Menurutnya, data hasil kajian dari tim arkeolog Balai Konservasi Borobudur pada 2018 dan hasil kajian teknis dari BRIN tersebut saling melengkapi. Yakni, Chatrra hasil rekontruksi van Erp tidak akan dipasang.
Ia menjelaskan, chattra hasil rekontruksi Theodoor Van Erp pada 1907-1911 silam ,yang sebelumnya didirikan di kompleks Kantor Museum Cagar Budaya unit Borobudur, sudah dibongkar beberapa hari lalu dari BRIN untuk dilakukan kajian.Dengan adanya keputusan , tidak jadi pemasangan chattra di atas stupa induk Candi Borobudur, saat ini chattra tersebut dibiarkan terurai.
“Batuan chattra yang telah dibongkar tersebut nantinya tidak lagi dipasang dan dibiarkan terurai. Tetapi, nantinya akan ditempatkan yang di tempat yang baik,” katanya.
Wiwit menambahkan, dengan batalnya pemasangan chattra tersebut, maka saat Presiden RI Joko Widodo melakukan kunjungan kerja ke Kabupaten Magelang,18 September mendatang, tidak ada acara pemasangan chattra.
“Nantinya, saat berkunjung ke Kabupaten Magelang, Presiden Joko Widodo tidak ada agenda menghadiri pemasangan chattra. Melainkan hanya meresmikan proyek pembangunan Masjid Agung Jawa Tengah di Magelang, TPSA Pasuruhan, Kecamatan Mertoyudan dan proyek Kampung Seni Borobudur di Kujon,” imbuhnya.
Sebelumnya, sejumlah tokoh masyarakat Desa Borobudur meminta agar pemasangan chattra stupa induk Candi Borobudur ditunda pemasangannya. Permintaan penundaan pemasangan chattra tersebut adanya kekhawatiran terhadap nilai sejarah dan keaslian Candi Borobudur dan diperlukan kajian yang mendalam.

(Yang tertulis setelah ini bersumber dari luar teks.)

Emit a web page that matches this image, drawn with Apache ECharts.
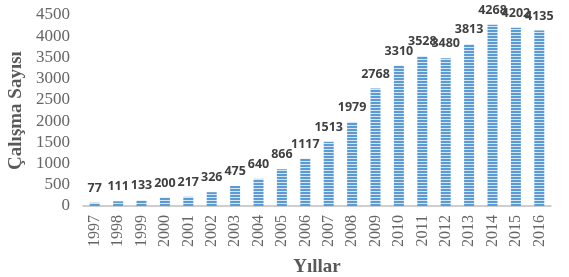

“Pemasangan chattra tersebut erkesan buru-buru dan terlalu dipaksakan. Padahal pemasangan bebatuan candi tidak semudah itu dan diperlukan kajian yang mendalam,” kata Koordinator Daya Desa Borobudur Lukman Fauzi Mudasir,
Lukman mengatakan, Candi Borobudur tidak hanya simbol spiritual bagi umat Buddha. Melainkan, merupakan warisan budaya yang penting bagi seluruh dunia.
‘”Untuk itu, segala bentuk intervensi terhadap Borobudur harus dilakukan dengan kehati-hatian. Termasuk melakukan kajian dan penelitian yang mendalam, dan disesuaikan kaidah sejarah dan arkeologi,” katanya.